Расширение спектра субъектов модернизации, связанное с развитием рыночной экономики и конкурентной демократии, может существенно повысить устойчивость такой модели модернизации, но может снизить вероятность и условия входа модернизационный проект, включая сюда качество консолидированного социального диагноза, необходимого для целенаправленного, т.е. собственно модернизационного развития.

Трансформационный анализ социального функционирования целого ряда стран «обобщенного Запада» показывает как преимущества, так и недостатки «рационально-генетической» модели. В частности, следует обратить внимание на взаимосвязь конкурентной демократии и проблемного подхода. Политический подход, тесно связанный с представлением спектра разнообразных интересов, по большей части носит проблемный характер, т.к. интересы, сталкивающиеся с дисфункциями наличной институциональной среды, получают свое выражение в виде проблемы. Конечно, рост влияния бюрократии имеет тенденцию деформировать проблемное видение, сводить его до предметно-инструментального, более удобного для примитивного управления, но все же политическая конкуренция способна возвращать в поле зрения общества его подлинные проблемы.

Именно трансформационный анализ процессов развития, его противоречий и кризисов может позволить лучше понять подлинные, а не мифологизированные преимущества Запада, использовать их для разработки эффективной модели отечественной модернизации.

Можно заключить наше обсуждение тем, что выбор парадигмы зависит, как от настоятельности вызова истории, так и от тех темпов модернизации, которые диктуют эти вызовы, от масштаба издержек, на которые общество готово идти ради ответа на подобные вызовы. Также важным фактором выбора парадигмы является и способ социальной мобилизации, которая в большой мере, как уже отмечалось выше, определяет способ соотнесения предстоящих издержек и выгод. Очевидно, что идеологические парадигмы, переводящие соответствующие оценки в метафизическое пространство, обладают большим преимуществом входа в модернизационные проекты, но, одновременно, связаны с большими рисками их провала.

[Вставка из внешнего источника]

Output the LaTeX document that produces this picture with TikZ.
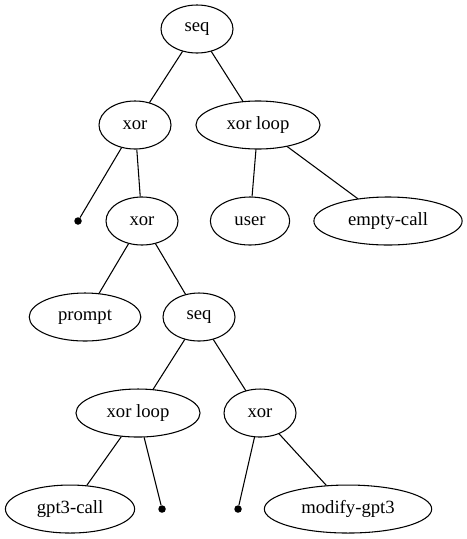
\documentclass[tikz,border=0pt]{standalone}
\usepackage{fontspec}
\setmainfont{Liberation Serif}
\usepackage{tikz}
\usetikzlibrary{shapes.geometric}

\begin{document}
\begin{tikzpicture}[-,x=1pt,y=1pt,node distance=96pt, scale = 0.75, transform shape,
  every node/.style={font=\fontsize{18.67}{20}\selectfont},
  op/.style={draw, ellipse, line width=0.8pt, minimum width=72pt, minimum height=48pt, inner xsep=12.5pt, inner ysep=2pt},
  leaf/.style={circle, fill, minimum size=7.5pt, inner sep=0pt},
  every edge/.style={draw, line width=0.8pt}]
  \useasboundingbox (0,0) rectangle (467,-539);
  \node [op] (seqa) at (197,-29) {seq};
  \node [op, below of=seqa, xshift=-62] (xora) {xor};
  \node [op, below of=seqa, xshift=61] (xorloopa) {xor loop};

  \node [leaf, below of=xora, xshift=-57] (dota) {};
  \node [op, below of=xora, xshift=7] (xorb) {xor};
  \node [op, below of=xorloopa, xshift=-8] (user) {user};
  \node [op, below of=xorloopa, xshift=130] (emptycall) {empty-call};

  \node [op, below of=xorb, xshift=-57] (prompt) {prompt};
  \node [op, below of=xorb, xshift=57] (seqb) {seq};

  \node [op, below of=seqb, xshift=-61] (xorloopb) {xor loop};
  \node [op, below of=seqb, xshift=61] (xorc) {xor};

  \node [op, below of=xorloopb, xshift=-68] (gptcall) {gpt3-call};
  \node [leaf, below of=xorloopb, xshift=24] (dotb) {};
  \node [leaf, below of=xorc, xshift=-22] (dotc) {};
  \node [op, below of=xorc, xshift=88] (modify) {modify-gpt3};

  \path (seqa) edge (xora) edge (xorloopa);
  \path (xora) edge (dota) edge (xorb);
  \path (xorloopa) edge (user) edge (emptycall);
  \path (xorb) edge (prompt) edge (seqb);
  \path (seqb) edge (xorloopb) edge (xorc);
  \path (xorloopb) edge (gptcall) edge (dotb);
  \path (xorc) edge (dotc) edge (modify);
\end{tikzpicture}
\end{document}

Также приходится отметить, что априорные оценки предстоящих жертв почти всегда кардинально расходятся с постериорным подведением исторических итогов. Но именно поэтому при анализе модернизационных проектов так важно понимать их истинные мотивы, те вызовы, на которые отвечали соответствующие проекты. Так, например, следует понимать, что советская модернизация 30-х годов осуществлялась перед лицом остро осознаваемой угрозы интервенции. Именно поэтому она велась так, как если бы война уже шла, методами военного времени. Такое понимание позволяет иначе оценивать те издержки, на которые было готово идти и шло на деле советское общество. При этом понимание вовсе не означает согласие с подобными методами в иное время и в других исторических условиях.